そのあたりをどれだけ理解してもらえるかですね。
また、総合周産期センターについては本当に地域の最後の砦です。こういう施設の場合、余力を保つための財政的な保障が必要でしょう(例えば一定数の空床にも診療報酬をつけるなど)。
救急医療もそうですが、最後の砦的な施設に対しても病床稼働率100%近くを要求し、数字が下がれば「赤字となって倒産するような診療報酬」とするのでは、当然そんな余力を保つことは出来ません。
厚生労働省にはそのあたりの配慮もお願いしたいですが、予算にはもう間に合わないかな~。
当たり前ですが、総合周産期センターに対して「正常分娩もやって、もっと施設の赤字幅の減少に貢献せよ」というのは、長い目で見れば県全体の地域医療の破壊に他なりません。先日の奈良県立医大産婦人科と同じ状況が当県においても発生するだけのことです。特に、一般の方・マスコミ関係者にご理解をいただきたいものです。そのために税金を投入することは(額はともかく)、医療システムを守るためには当然のことと思います。
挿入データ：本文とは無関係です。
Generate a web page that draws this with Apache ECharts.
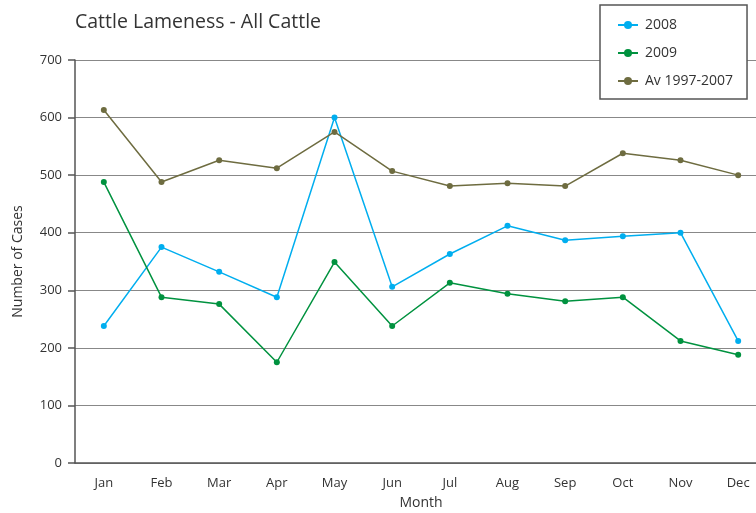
<!DOCTYPE html>
<html>
<head>
<meta charset="utf-8">
<script src="https://cdn.jsdelivr.net/npm/echarts@6/dist/echarts.min.js"></script>
<style>
  html, body { margin: 0; padding: 0; background: #fff; overflow: hidden; }
  /* the plot runs past the right edge of the picture, so the canvas is wider than the window */
  #main { width: 768px; height: 513px; }
</style>
</head>
<body>
<div id="main"></div>
<script>
// data
const months = ['Jan', 'Feb', 'Mar', 'Apr', 'May', 'Jun', 'Jul', 'Aug', 'Sep', 'Oct', 'Nov', 'Dec'];
const cases2008 = [238, 375, 332, 288, 600, 306, 363, 412, 387, 394, 400, 212];
const cases2009 = [488, 288, 276, 175, 349, 238, 313, 294, 281, 288, 212, 188];
const casesAvg = [613, 488, 526, 512, 575, 507, 481, 486, 481, 538, 526, 500];
const seriesNames = ['2008', '2009', 'Av 1997-2007'];

const font = 'Open Sans';

function lineSeries(name, data, color) {
    return {
        name: name,
        type: 'line',
        data: data,
        symbol: 'circle',
        symbolSize: 6,
        lineStyle: { width: 1.5, color: color },
        itemStyle: { color: color },
        emphasis: { disabled: true }
    };
}

let chart = echarts.init(document.getElementById('main'));
chart.setOption({
    animation: false,
    textStyle: { fontFamily: font },
    title: {
        text: 'Cattle Lameness - All Cattle',
        left: 70,
        top: 7,
        textStyle: { fontFamily: font, fontSize: 19.5, fontWeight: 'normal', color: '#333' }
    },
    legend: {
        data: seriesNames,
        orient: 'vertical',
        left: 600,
        top: 5,
        padding: [13, 14, 11, 17],
        itemGap: 14,
        itemWidth: 20,
        itemHeight: 10,
        borderColor: '#555',
        borderWidth: 1.5,
        backgroundColor: '#fff',
        textStyle: { fontFamily: font, fontSize: 14, color: '#333', padding: [0, 0, 0, 2] }
    },
    grid: { left: 75, right: 1, top: 60, bottom: 50, outerBoundsMode: 'none' },
    xAxis: {
        type: 'category',
        data: months,
        name: 'Month',
        nameLocation: 'middle',
        nameGap: 33,
        nameTextStyle: { fontFamily: font, fontSize: 14, color: '#333' },
        axisLine: { lineStyle: { color: '#555', width: 1.5 } },
        axisTick: { length: 6, lineStyle: { color: '#555', width: 1.5 } },
        axisLabel: { fontSize: 13, color: '#333', margin: 14 }
    },
    yAxis: {
        type: 'value',
        min: 0,
        max: 700,
        interval: 100,
        name: 'Number of Cases',
        nameLocation: 'middle',
        nameGap: 50,
        nameTextStyle: { fontFamily: font, fontSize: 14, color: '#333' },
        axisLine: { show: true, lineStyle: { color: '#555', width: 1.5 } },
        axisTick: { show: true, length: 7, lineStyle: { color: '#555', width: 1.5 } },
        axisLabel: { fontSize: 13, color: '#333', margin: 13, padding: [0, 0, 8, 0] },
        splitLine: { lineStyle: { color: '#888', width: 1.2 } }
    },
    series: [
        lineSeries(seriesNames[0], cases2008, '#00aeef'),
        lineSeries(seriesNames[1], cases2009, '#00923f'),
        lineSeries(seriesNames[2], casesAvg, '#6e6c40')
    ]
});
</script>
</body>
</html>
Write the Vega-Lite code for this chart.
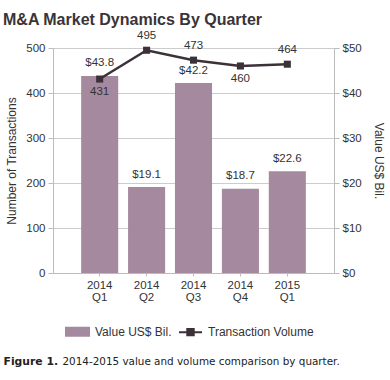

(もちろん、県民が「税金がもったいない。他に使え。」というならやめればいいですが、その結果県外に搬送になっても仕方がないと割り切るべきです。)
私達が大学の人事を受け入れるのは大学が自分たちの将来を考えてくれていると信じているからです。しかし大きく隔たりがあるならば自分たちの将来は自分で決める必要があるのでしょう。
正直なところ将来について悩んでいる産科医は相当いると思います。
他の地域の周産期医療は崩壊するかもしれませんが、上手く立ち回れば産科医を集めることができるかもしれません。